Yeah when I asked (in France) about variable rates to a credit guy recently he looked at me like I was an alien. They probably still exist, but the loan-happy people won't even try to sell them, to me at least.
In a thirty years fixed mortgage, each payment includes a portion to paying down the principal and paying interest on the remaining principal.
In the beginning of the mortgage, the principal is higher, thus the interest portion is higher. In the first five years of a thirty year mortgage, a very small percentage goes towards the principal.
Assuming a thirty year fixed rate mortgage and a 7.5% interest rate, less than 15% of the mortgage payments in the first five years go to paying down the principal [1].

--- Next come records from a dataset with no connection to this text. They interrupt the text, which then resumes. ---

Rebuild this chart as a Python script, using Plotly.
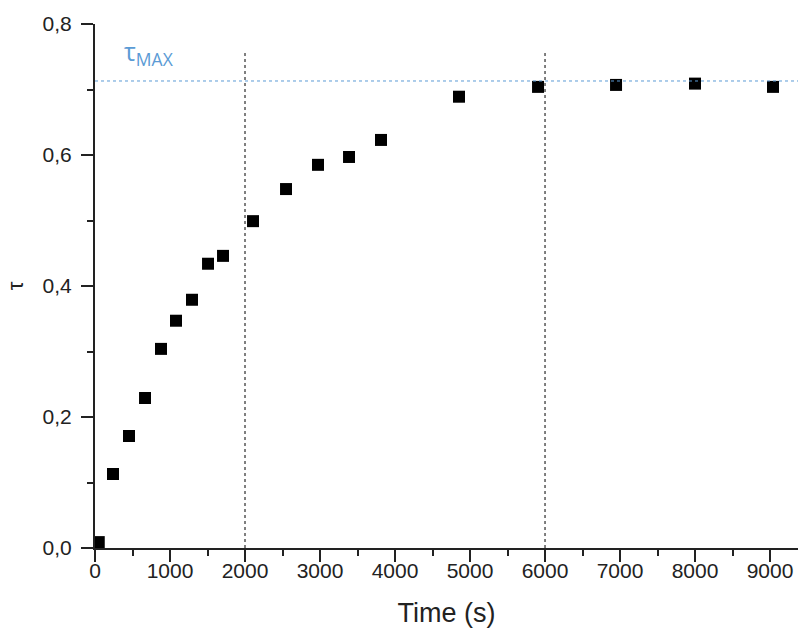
import plotly.graph_objects as go

# Data
time_s = [50, 240, 453, 667, 880, 1080, 1293, 1507, 1707, 2107, 2547, 2973, 3387, 3813,
          4853, 5907, 6947, 8000, 9040]
tau = [0.009, 0.113, 0.171, 0.229, 0.304, 0.347, 0.379, 0.434, 0.446, 0.499, 0.548, 0.585,
       0.597, 0.623, 0.689, 0.704, 0.707, 0.709, 0.704]

vline_x = [2000, 6000]
vline_top = 0.757
tau_max = 0.713
x_ticks = [0, 1000, 2000, 3000, 4000, 5000, 6000, 7000, 8000, 9000]
y_ticks = [0.0, 0.2, 0.4, 0.6, 0.8]
x_range = [0, 9373]
y_range = [0, 0.8]

fig = go.Figure()
fig.add_trace(go.Scatter(
    x=time_s, y=tau, mode="markers",
    marker=dict(symbol="square", size=12, color="black", line=dict(width=0)),
    showlegend=False,
))

for xv in vline_x:
    fig.add_shape(type="line", xref="x", yref="y", x0=xv, x1=xv, y0=0, y1=vline_top,
                  line=dict(color="black", width=1, dash="dot"))
fig.add_shape(type="line", xref="x", yref="y", x0=x_range[0], x1=x_range[1], y0=tau_max, y1=tau_max,
              line=dict(color="#5b9bd5", width=1, dash="dot"))

fig.add_annotation(x=360, y=tau_max + 0.012, xref="x", yref="y", text="τ<sub>MAX</sub>",
                   showarrow=False, xanchor="left", yanchor="bottom",
                   font=dict(family="Open Sans", size=25, color="#5b9bd5"))

axis_font = dict(family="Liberation Sans, Arial", size=21, color="#222")
fig.update_layout(
    width=798, height=628,
    margin=dict(l=95, r=0, t=24, b=80),
    paper_bgcolor="white", plot_bgcolor="white",
    separators=",.",
    xaxis=dict(
        range=x_range, tickvals=x_ticks, ticks="outside", ticklen=12, tickwidth=2,
        tickcolor="#222", showline=True, linewidth=2, linecolor="#222",
        showgrid=False, zeroline=False, tickfont=axis_font, ticklabelstandoff=-9,
        minor=dict(ticks="outside", ticklen=6, tickwidth=2, tickcolor="#222", dtick=500, tick0=0, showgrid=False),
        title=dict(text="Time (s)", font=dict(family="Liberation Sans, Arial", size=27, color="#222"), standoff=22),
        automargin=False,
    ),
    yaxis=dict(
        range=y_range, tickvals=y_ticks, tickformat=".1f", ticks="outside", ticklen=12, tickwidth=2,
        tickcolor="#222", showline=True, linewidth=2, linecolor="#222",
        showgrid=False, zeroline=False, tickfont=axis_font, ticklabelstandoff=5,
        minor=dict(ticks="outside", ticklen=6, tickwidth=2, tickcolor="#222", dtick=0.1, tick0=0, showgrid=False),
        title=dict(text="τ", font=dict(family="Liberation Sans, Arial", size=22, color="#222"), standoff=13),
        automargin=False,
    ),
)

fig.write_html("out.html",
               config={"displayModeBar": False},
               post_script="document.body.style.margin='0';document.body.style.overflow='hidden';")
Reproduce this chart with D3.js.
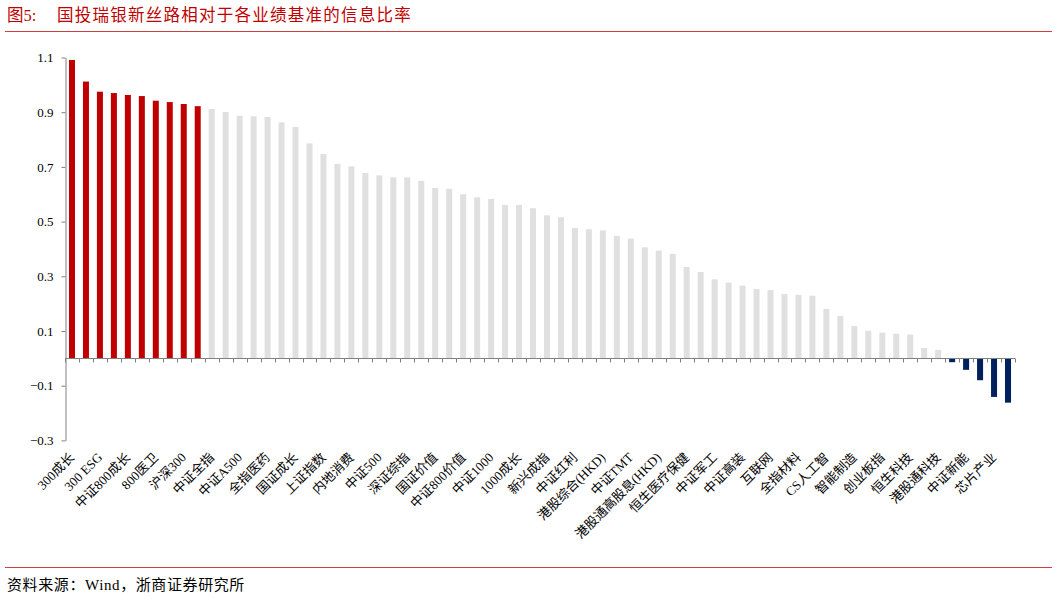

In recent decades Swiss and Nordic societies have dealt with rising home values with 50 year mortgages and interest only products that are barely recognizable to US home buyers.
Many Swiss have fairly dangerous interest rate exposure (to the SNB) based on the assumption that it will continue selling francs to keep exchange rates more competitive, etc.
The average duration of a 30 year mortgage being 11 years is due to refinancing or moving, it’s not due to large amounts of borrowers paying their debts early.
Atleast for the past few decades, salaries have increased less than what's needed to compensate for the change of value of the currency. Meaning the amount you make each year will on average be worth less.
Your pay goes up. It just goes up 4% per year, while inflation goes up 10%. This does mean your loan becomes 4% "less" per year. It's just Big Macs go up 6%, making your pay worth less Big Macs. But your pay still becomes worth more loan repayments. The big increase only applies to new loans.
I would also like to point out that at 4% per year pay increases, houses become worth that amount less per year, for the same dollar amount. That means they "drop" 20% in price over 5 years.
Everyone freaked out about rising wages because they saw fast-food worker "we're hiring" signs offering $17/hr... meanwhile the $20/hr worker nearby saw a 1.5% COL raise in a 10+% inflation environment (and higher inflation on the cost of things that actually matter).
Yes, but the interest payments on mortgages with variable rates had doubled. Now some people basically are paying interest only without paying off their principal amount.
Interest rate guarantees last anywhere from 1 to 25 years. That means that in any given year, it is a pretty small chunk of the housing market which will see a change in rates.
Overall, that has a significant damping effect on the effects of changing interest rates.
Maybe in your country. In mine (Canada) even fixed rate mortgages are rarely locked in beyond 5 years, so every mortgage holder will be getting a notable bump in costs in the next few years if rates don't moderate again. In many cases, their servicing rates had 40ish% increases so it's not immaterial.
Homeowners who do have low interest loans will probably also devote much of their disposable income to paying down the principal in anticipation that rates will rise later. That means less spending on home improvements, consumer products, vehicles, travel, etc which will act as a further drag on economic growth.
Isn't this even worse for the banks? Like they're stuck with a whole bunch of mortgages on properties that can't be sold and where the owners are on the brink of defaulting on their loans? Feels like a house of cards that would topple over very easily.
In Germany it is common to have a fixed rate for 10 years or so. Sometimes you get only 5 years fixed, sometimes 15. After that, you either accept the new rate on the existing contract, or refinance somewhere else (if cheaper with the new rate and fees).
There are mortgages with yearly adjustments, but those are rare afaik.
I also wonder if people who are in a position to sell our build houses will try (and maybe even succeed?) to sit this out or whether we will see a downward trend in prices again.